From the Kickstarter BLog is How I Became a One Man Intelligence Agency by Eliot Higgins
Eliot Higgins didn't start out thinking he'd become a one man intelligence agency, but once he started using his blog to track international activity through public social networks, that's exactly what happened. Now he's running a Kickstarter for Bellingcat, a platform for open source citizen journalism
bellingcat.com will unite citizen investigative journalists to use open source information to report on issues that are being ignored.
so what's keeping you from being a citizen reporter too?

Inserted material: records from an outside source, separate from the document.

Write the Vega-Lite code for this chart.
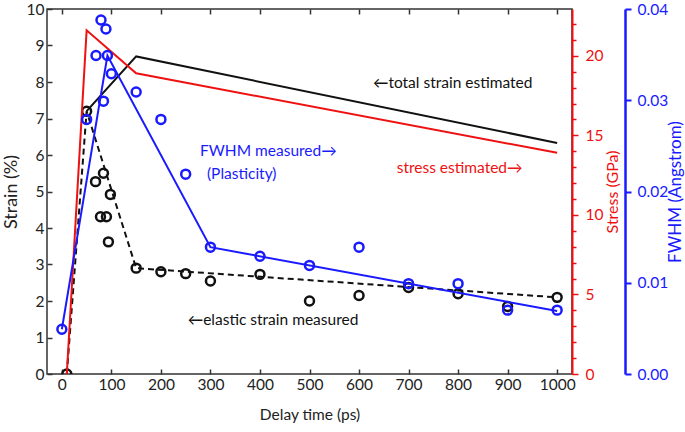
{
  "$schema": "https://vega.github.io/schema/vega-lite/v6.json",
  "autosize": {"type": "none"},
  "width": 525,
  "height": 365,
  "padding": {"left": 47, "top": 9, "right": 113, "bottom": 58},
  "config": {
    "view": {"stroke": "#333333", "strokeWidth": 1.5},
    "font": "Lato",
    "axis": {
      "labelFont": "Lato", "titleFont": "Lato",
      "labelFontSize": 15.5, "titleFontSize": 15,
      "titleFontWeight": "normal", "grid": false,
      "labelColor": "#222222", "titleColor": "#222222",
      "tickColor": "#333333", "tickWidth": 1.5
    }
  },
  "datasets": {
    "elastic": [
      {"t": 10, "strain": 0}, {"t": 50, "strain": 7.2}, {"t": 68, "strain": 5.27},
      {"t": 78, "strain": 4.31}, {"t": 84, "strain": 5.5}, {"t": 90, "strain": 4.31},
      {"t": 94, "strain": 3.62}, {"t": 98, "strain": 4.92}, {"t": 150, "strain": 2.9},
      {"t": 200, "strain": 2.8}, {"t": 250, "strain": 2.75}, {"t": 300, "strain": 2.55},
      {"t": 400, "strain": 2.73}, {"t": 500, "strain": 2.0}, {"t": 600, "strain": 2.15},
      {"t": 700, "strain": 2.37}, {"t": 800, "strain": 2.2}, {"t": 900, "strain": 1.85},
      {"t": 1000, "strain": 2.1}
    ],
    "elasticFit": [
      {"t": 10, "strain": 0}, {"t": 50, "strain": 7.2}, {"t": 150, "strain": 2.9}, {"t": 1000, "strain": 2.1}
    ],
    "total": [
      {"t": 50, "strain": 7.2}, {"t": 150, "strain": 8.7}, {"t": 1000, "strain": 6.33}
    ],
    "stress": [
      {"t": 10, "stress": 0}, {"t": 50, "stress": 21.6}, {"t": 150, "stress": 18.9}, {"t": 1000, "stress": 13.9}
    ],
    "fwhm": [
      {"t": 0, "fwhm": 0.0049}, {"t": 50, "fwhm": 0.0279}, {"t": 69, "fwhm": 0.0349},
      {"t": 79, "fwhm": 0.0388}, {"t": 84, "fwhm": 0.0299}, {"t": 89, "fwhm": 0.0378},
      {"t": 92, "fwhm": 0.0349}, {"t": 100, "fwhm": 0.0329}, {"t": 150, "fwhm": 0.0309},
      {"t": 200, "fwhm": 0.0279}, {"t": 250, "fwhm": 0.0219}, {"t": 300, "fwhm": 0.0139},
      {"t": 400, "fwhm": 0.0129}, {"t": 500, "fwhm": 0.0119}, {"t": 600, "fwhm": 0.0139},
      {"t": 700, "fwhm": 0.0099}, {"t": 800, "fwhm": 0.0099}, {"t": 900, "fwhm": 0.007},
      {"t": 1000, "fwhm": 0.007}
    ],
    "fwhmFit": [
      {"t": 0, "fwhm": 0.0049}, {"t": 92, "fwhm": 0.0349}, {"t": 300, "fwhm": 0.0139}, {"t": 1000, "fwhm": 0.0069}
    ],
    "notes": [
      {"t": 628, "strain": 7.96, "g": "strain", "label": "←total strain estimated"},
      {"t": 279, "strain": 6.1, "g": "fwhm", "label": "FWHM measured→"},
      {"t": 293, "strain": 5.48, "g": "fwhm", "label": "(Plasticity)"},
      {"t": 676, "strain": 5.64, "g": "stress", "label": "stress estimated→"},
      {"t": 254, "strain": 1.47, "g": "strain", "label": "←elastic strain measured"}
    ]
  },
  "layer": [
    {
      "data": {"name": "elasticFit"},
      "mark": {"type": "line", "color": "#111111", "strokeWidth": 2, "strokeDash": [6, 4]},
      "encoding": {
        "x": {"field": "t", "type": "quantitative", "scale": {"domain": [-30, 1030], "nice": false}, "axis": null},
        "y": {"field": "strain", "type": "quantitative", "scale": {"domain": [0, 10], "nice": false}, "axis": null}
      }
    },
    {
      "data": {"name": "total"},
      "mark": {"type": "line", "color": "#111111", "strokeWidth": 2},
      "encoding": {
        "x": {"field": "t", "type": "quantitative", "scale": {"domain": [-30, 1030], "nice": false}, "axis": null},
        "y": {"field": "strain", "type": "quantitative", "scale": {"domain": [0, 10], "nice": false}, "axis": null}
      }
    },
    {
      "data": {"name": "elastic"},
      "mark": {"type": "point", "shape": "circle", "filled": false, "color": "#111111", "opacity": 1, "strokeWidth": 2.5, "size": 80, "clip": true},
      "encoding": {
        "x": {"field": "t", "type": "quantitative", "scale": {"domain": [-30, 1030], "nice": false},
              "axis": {"orient": "bottom", "title": "Delay time (ps)", "values": [0, 100, 200, 300, 400, 500, 600, 700, 800, 900, 1000], "format": "d",
                       "domain": false, "tickSize": -5, "labelPadding": 8, "titleX": 262.5, "titleY": 40, "titleBaseline": "middle", "titleFontSize": 15.5}},
        "y": {"field": "strain", "type": "quantitative", "scale": {"domain": [0, 10], "nice": false},
              "axis": {"orient": "left", "title": "Strain (%)", "values": [0, 1, 2, 3, 4, 5, 6, 7, 8, 9, 10],
                       "domain": false, "tickSize": -5, "labelPadding": 8, "titleX": -36, "titleY": 182.5, "titleBaseline": "middle", "titleAngle": -90, "titleFontSize": 18}}
      }
    },
    {
      "data": {"name": "stress"},
      "mark": {"type": "line", "color": "#ee1111", "strokeWidth": 2},
      "encoding": {
        "x": {"field": "t", "type": "quantitative", "scale": {"domain": [-30, 1030], "nice": false}, "axis": null},
        "y": {"field": "stress", "type": "quantitative", "scale": {"domain": [0, 22.94], "nice": false},
              "axis": {"orient": "right", "title": "Stress (GPa)",
                       "values": [0, 1, 2, 3, 4, 5, 6, 7, 8, 9, 10, 11, 12, 13, 14, 15, 16, 17, 18, 19, 20, 21, 22],
                       "labelExpr": "datum.value % 5 === 0 ? datum.label : ''",
                       "tickSize": {"condition": {"test": "datum.value % 5 === 0", "value": 6}, "value": 4},
                       "domainColor": "#ee1111", "domainWidth": 2, "tickColor": "#ee1111", "tickWidth": 1.5,
                       "labelColor": "#ee1111", "titleColor": "#ee1111", "labelPadding": 7, "titleFontSize": 16,
                       "titleX": 40, "titleY": 182.5, "titleAngle": -90, "titleBaseline": "middle"}}
      }
    },
    {
      "data": {"name": "fwhmFit"},
      "mark": {"type": "line", "color": "#1a1aff", "strokeWidth": 2},
      "encoding": {
        "x": {"field": "t", "type": "quantitative", "scale": {"domain": [-30, 1030], "nice": false}, "axis": null},
        "y": {"field": "fwhm", "type": "quantitative", "scale": {"domain": [0, 0.04], "nice": false},
              "axis": {"orient": "right", "offset": 53, "title": "FWHM (Angstrom)", "values": [0, 0.01, 0.02, 0.03, 0.04], "format": ".2f",
                       "domainColor": "#1a1aff", "domainWidth": 2.5, "tickColor": "#1a1aff", "tickWidth": 2, "tickSize": 6,
                       "labelColor": "#1a1aff", "titleColor": "#1a1aff", "labelPadding": 6, "titleFontSize": 17,
                       "titleX": 50, "titleY": 182.5, "titleAngle": -90, "titleBaseline": "middle"}}
      }
    },
    {
      "data": {"name": "fwhm"},
      "mark": {"type": "point", "shape": "circle", "filled": false, "color": "#1a1aff", "opacity": 1, "strokeWidth": 2.5, "size": 80, "clip": true},
      "encoding": {
        "x": {"field": "t", "type": "quantitative", "scale": {"domain": [-30, 1030], "nice": false}, "axis": null},
        "y": {"field": "fwhm", "type": "quantitative", "scale": {"domain": [0, 0.04], "nice": false}, "axis": null}
      }
    },
    {
      "data": {"name": "notes"},
      "mark": {"type": "text", "align": "left", "baseline": "middle", "font": "Lato", "fontSize": 15.5},
      "encoding": {
        "x": {"field": "t", "type": "quantitative", "scale": {"domain": [-30, 1030], "nice": false},
              "axis": {"orient": "top", "values": [0, 100, 200, 300, 400, 500, 600, 700, 800, 900, 1000], "labels": false, "domain": false, "tickSize": -5, "title": null}},
        "y": {"field": "strain", "type": "quantitative", "scale": {"domain": [0, 10], "nice": false}, "axis": null},
        "text": {"field": "label"},
        "color": {"field": "g", "type": "nominal", "scale": {"domain": ["strain", "fwhm", "stress"], "range": ["#111111", "#1a1aff", "#ee1111"]}, "legend": null}
      }
    }
  ],
  "resolve": {"scale": {"y": "independent"}, "axis": {"x": "independent"}}
}
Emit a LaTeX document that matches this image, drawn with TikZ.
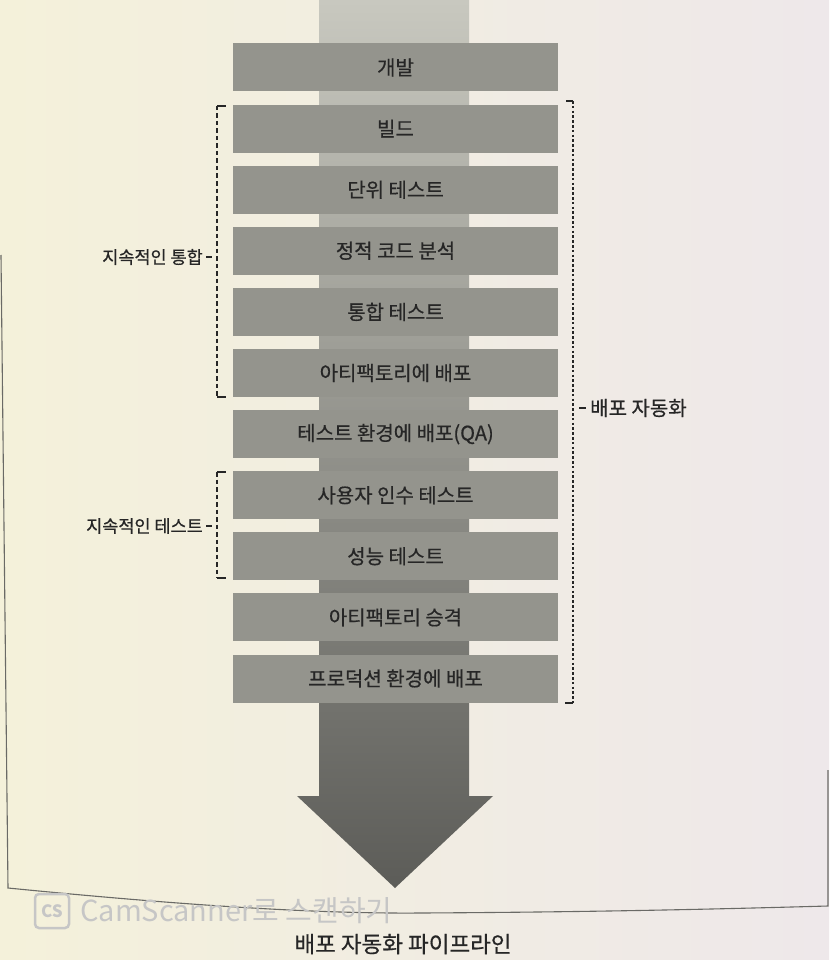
\documentclass[tikz,border=0pt]{standalone}
\usepackage{fontspec}
\setmainfont{Noto Sans CJK KR}
\newfontfamily\medfont{Noto Sans CJK KR}[FakeBold=0.6]
\usetikzlibrary{calc}
\definecolor{paperL}{HTML}{F4F1DA}
\definecolor{paperR}{HTML}{EEE8EA}
\definecolor{boxgray}{HTML}{94948D}
\definecolor{shaftTop}{HTML}{C8C8BF}
\definecolor{shaftBot}{HTML}{5C5C58}
\definecolor{inkdark}{HTML}{262626}
\definecolor{framecol}{HTML}{6A6A66}
\definecolor{wmgray}{HTML}{C6C6C6}
\begin{document}
\begin{tikzpicture}[x=1pt,y=-1pt,
  stagebox/.style={fill=boxgray, minimum width=325pt, minimum height=48pt, inner sep=0pt,
    text=inkdark, font=\medfont\fontsize{20}{22}\selectfont},
  sidelabel/.style={inner sep=0pt, text=inkdark, font=\medfont\fontsize{17.5}{20}\selectfont},
  cibracket/.style={draw=inkdark, line width=1.3pt, dash pattern=on 4.5pt off 3pt},
  cdbracket/.style={draw=inkdark, line width=2.4pt, dash pattern=on 2.6pt off 2.2pt},
  tick/.style={draw=inkdark, line width=1.4pt},
  frameline/.style={draw=framecol, line width=1.1pt}]
% paper
\useasboundingbox (0,0) rectangle (829,960);
\shade[left color=paperL, right color=paperR] (0,0) rectangle (829,960);
% page frame
\draw[frameline] (1,255) -- (8,888) .. controls (150,902) and (300,914) .. (420,913)
  .. controls (600,912) and (720,909) .. (828,906) -- (828,770);
% shaft and arrow head
\shade[top color=shaftTop, bottom color=shaftBot]
  (319,0) -- (469,0) -- (469,796) -- (493,796) -- (395,888) -- (297,796) -- (319,796) -- cycle;
% stages
\foreach \i/\t in {0/개발, 1/빌드, 2/단위 테스트, 3/정적 코드 분석, 4/통합 테스트,
  5/아티팩토리에 배포, 6/테스트 환경에 배포(QA), 7/사용자 인수 테스트, 8/성능 테스트,
  9/아티팩토리 승격, 10/프로덕션 환경에 배포}
  \node[stagebox] (b\i) at (395.5, {67.5+61.1*\i}) {\t};
% continuous integration bracket
\coordinate (ciT) at (217,106);
\coordinate (ciB) at (217,397);
\draw[cibracket] (ciT) -- (ciB);
\draw[tick] (ciT) -- ++(9,0);
\draw[tick] (ciB) -- ++(9,0);
\node[sidelabel, anchor=east] (ciL) at (203,257) {지속적인 통합};
\draw[tick] ($(ciL.east)+(3,0)$) -- ($(ciL.east)+(9,0)$);
% continuous testing bracket
\coordinate (ctT) at (217,472);
\coordinate (ctB) at (217,578);
\draw[cibracket] (ctT) -- (ctB);
\draw[tick] (ctT) -- ++(9,0);
\draw[tick] (ctB) -- ++(9,0);
\node[sidelabel, anchor=east] (ctL) at (203,526) {지속적인 테스트};
\draw[tick] ($(ctL.east)+(3,0)$) -- ($(ctL.east)+(9,0)$);
% deployment automation bracket
\coordinate (cdT) at (573,101);
\coordinate (cdB) at (573,703);
\draw[cdbracket] (cdT) -- (cdB);
\draw[tick] (cdT) -- ++(-7,0);
\draw[tick] (cdB) -- ++(-8,0);
\node[sidelabel, anchor=west, font=\medfont\fontsize{20}{22}\selectfont] (cdL) at (590,408) {배포 자동화};
\draw[tick] ($(cdL.west)+(-11,0)$) -- ($(cdL.west)+(-4,0)$);
% watermark
\node[draw=wmgray, line width=2.5pt, rounded corners=4pt, minimum width=34pt, minimum height=34pt,
  inner sep=0pt, text=wmgray, font=\fontsize{17}{17}\selectfont\bfseries] (wmlogo) at (52,911) {CS};
\node[anchor=west, inner sep=0pt, text=wmgray, font=\fontsize{29}{32}\selectfont] (wmtext)
  at (80,911) {CamScanner로 스캔하기};
% caption
\node[inner sep=0pt, text=inkdark, font=\medfont\fontsize{22.5}{25}\selectfont] (caption) at (403,944) {배포 자동화 파이프라인};
\end{tikzpicture}
\end{document}
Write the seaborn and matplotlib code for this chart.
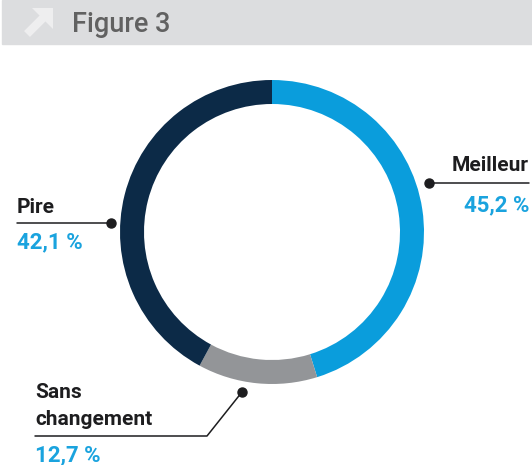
import matplotlib.pyplot as plt
import seaborn as sns

# data
categories = ["Meilleur", "Sans changement", "Pire"]
shares = [45.2, 12.7, 42.1]
value_labels = ["45,2 %", "12,7 %", "42,1 %"]
colors = ["#0a9ddc", "#939598", "#0c2a47"]

sns.set_theme(style="white")
plt.rcParams["font.family"] = ["Roboto", "DejaVu Sans"]

H = 465
ink = "#1d1d1f"
blue = "#1aa3de"

fig = plt.figure(figsize=(5.32, 4.65), dpi=100)
ax = fig.add_axes([0, 0, 1, 1])

# header band
ax.add_patch(plt.Rectangle((2, H - 44), 530, 44, color="#dcdddf", zorder=0))
ax.plot([27, 50], [H - 34, H - 11], color="#eeeeef", lw=6,
        solid_capstyle="butt")
ax.fill([32, 53, 53], [H - 8, H - 8, H - 29], color="#eeeeef", lw=0)
ax.text(72, H - 32, "Figure 3", fontsize=19.5, fontweight="medium",
        color="#616161", va="baseline", ha="left")

# donut
ax.pie(
    shares,
    colors=colors,
    startangle=90,
    counterclock=False,
    center=(272, H - 232),
    radius=152,
    wedgeprops=dict(width=24, linewidth=0),
)

# labels with leader lines
lab = dict(fontsize=15, fontweight="bold", color=ink, va="baseline")
val = dict(fontsize=16, fontweight="bold", color=blue, va="baseline")

# Meilleur
ax.plot([429, 529], [H - 183, H - 183], color=ink, lw=1.1)
ax.plot(429, H - 183, "o", color=ink, ms=6.5)
ax.text(529, H - 171, categories[0], ha="right", **lab)
ax.text(529, H - 211, value_labels[0], ha="right", **val)

# Pire
ax.plot([17, 111], [H - 223, H - 223], color=ink, lw=1.1)
ax.plot(111, H - 223, "o", color=ink, ms=6.5)
ax.text(17, H - 213, categories[2], ha="left", **lab)
ax.text(17, H - 248, value_labels[2], ha="left", **val)

# Sans changement
ax.plot([242, 207, 35], [H - 392, H - 436, H - 436], color=ink, lw=1.1)
ax.plot(242, H - 392, "o", color=ink, ms=6.5)
ax.text(35, H - 398, "Sans", ha="left", **lab)
ax.text(35, H - 425, "changement", ha="left", **lab)
ax.text(35, H - 461, value_labels[1], ha="left", **val)

ax.set_xlim(0, 532)
ax.set_ylim(0, H)
ax.set_aspect("auto")
ax.axis("off")

plt.savefig("out.png", dpi=100)
plt.close()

(Score: 1) by VLM on Wednesday August 13 2014, @02:18PM
"a platform"
I may be incorrect. But at a glance, its just a blog, isn't it?
Now workforce automation, queueing, moderation, metamoderation, embedded biz logic wrt processes, deep integration with other sites, classification, searching, automatic data gathering/spidering, extensive linking, what boils down to built in data mining, some level of security dare we ask that it be built in from the start rather than checkboxed after the fact... Now that might rise to the level of a "platform"
But "We gots us a wordpress and we're gonna spend lots of $ on PR" isn't really a "platform".
I like what they're doing and their goal. And the tools they're using are ... not cool, but appropriate. But I thought the description of their tools was kinda funny. Like describing /bin/ls as "an enterprise grade real time no-sql data mining and analysis dashboard"
(Score: 1, Informative) by Anonymous Coward on Wednesday August 13 2014, @03:10PM
Well, "platform" means just a place where you can present yourself. For example "TV broadcaster X gives Y a platform to present his political ideas" doesn't mean that broadcaster X now set up a web 2.0 site for Y, it just means that broadcaster X allows Y to present his political ideas on their TV network.
Oh, and "platform" may also mean the place where you wait for the train. But that quite obviously wasn't meant any more than anything web 2.0 was.
(Score: 3, Interesting) by strattitarius on Wednesday August 13 2014, @03:32PM
What this means is apparently journalism is NOT dead. Apparently if you do a pretty decent job of applying your expertise to the facts available via the internet, you can get paid to continue doing it to the tune of 50,000 pounds.